Dallas Creative Services

Tuesday, November 22, 2005

Bashing stock images? Wait just a minute.

I have heard all the arguments for and against stock photography. Commonly the most vocal opponents to using stock images are design directors claiming that stock photography is killing creativity. Well maybe? But I think bad art directors can kill a project a lot faster than a stock image. When it comes to whether or not you should use stock photography, the argument should be redirected to, "Do I have sufficient budget to visualize this project "concept first" using custom photography?" If not, then a "content first" approach, using stock images, is the only way.

A "concept first" creative process starts with an idea, a eureka moment that flows through every aspect of the creative process. It relies on a talented art director that is in tune with the client and understands the product or message well enough to create a unique concept that tells a story. This is the way most art students learn, the way most art professors teach, and the approach that they would both like to keep. It is understandable, it develops creativity without a crutch or a gimmick. It leads to better art directors. But unfortunately, the real world doesn't always have the finances to keep up. A well executed "content first" process can have the same results.

I began my design career in the television industry where every foot of film cost many thousands of dollars, and required the talents of not only a skilled cinematographer, but a gaffer, grip, expensive gear, and the time to plan and execute a shoot. We loved the opportunity to create new footage, but every client wasn't Nike, and every budget wasn't funded by Bill Gates. Often the only available outlet was stock motion photography combined with skilled writing, clever editing, and talented visual compositing.

Since it is a relatively new approach for classicly trained art directors to have thousands of stock photographs available for a concept, they are generally opposed to this approach. Most still prefer to stand-up straight, musket in hand, and walk toward the enemy lines. But even the most reluctant art director is often forced to the more difficult challenge of creating a eureka idea that can be fulfilled by an existing image.

Just ten years ago the only option was to sort through a large stock image book and choose from a limited supply of images. But along came the internet and suddenly hundreds of thousands of quality photos from skilled photographers around the world were available.

Given the choices I still enjoy the opportunity to stage and shoot my own photos at the Bauart
Creative
. But technology has opened up an increasingly dynamic choice of quality images which enable a "content first" approach to work, when it never could before.

Don't worry about killing the creativity, Nike will still need new photos of their shoes, and Bill Gates still has the money to buy the perfect shot. Just combine a great collection of stock images with a skilled art director and let the concepts flow!

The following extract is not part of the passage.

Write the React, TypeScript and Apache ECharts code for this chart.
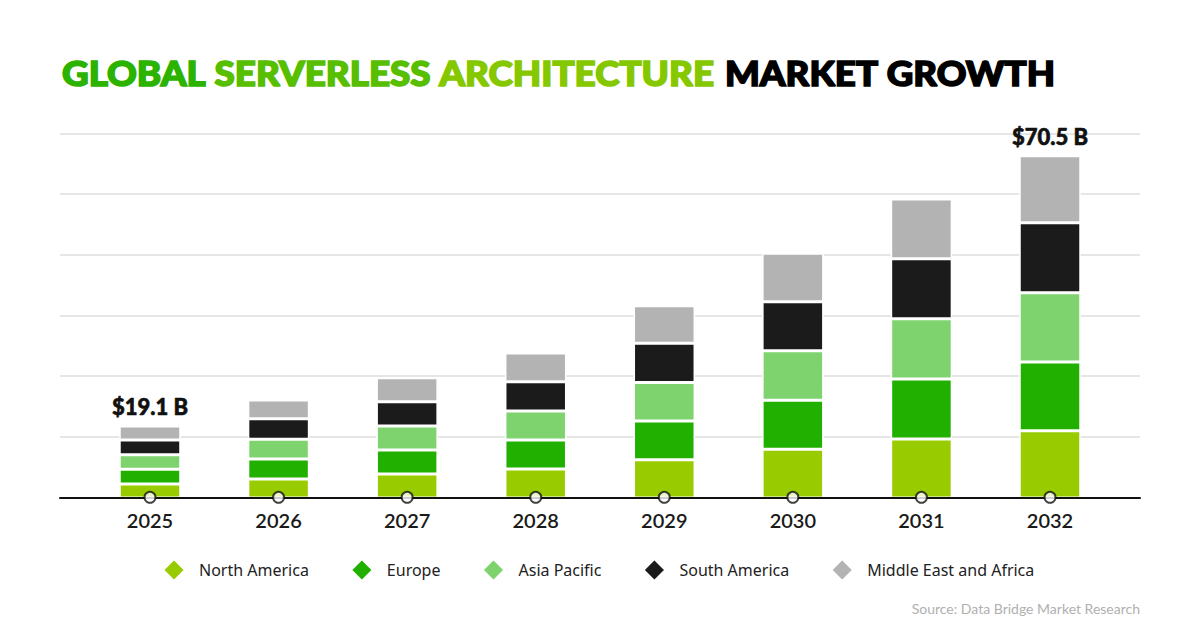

Tuesday, September 20, 2005

Digital Photography or Film?

This one sounds difficult doesn't it? Film has been around for over a century, it's proven, it's reliable, it's ah,....."artistic". Well so is digitial photography.

Want to know what makes digital photography a medium to be reckoned with? Photographers! Film is the medium not the message. A good photograph taken with a digital camera is still a good photograph.

What about the image quality on a digital camera? Good point...what about it? Have you ever seen a professional using a $3 disposable, or a 1 mega pixel camera phone on a photo shoot? There are quality film cameras and quality digital cameras out there...and there is some real dreck out there in both types. Don't buy a Ford when you want a Ferrari, and you shouldn't your digital camera at the phone store.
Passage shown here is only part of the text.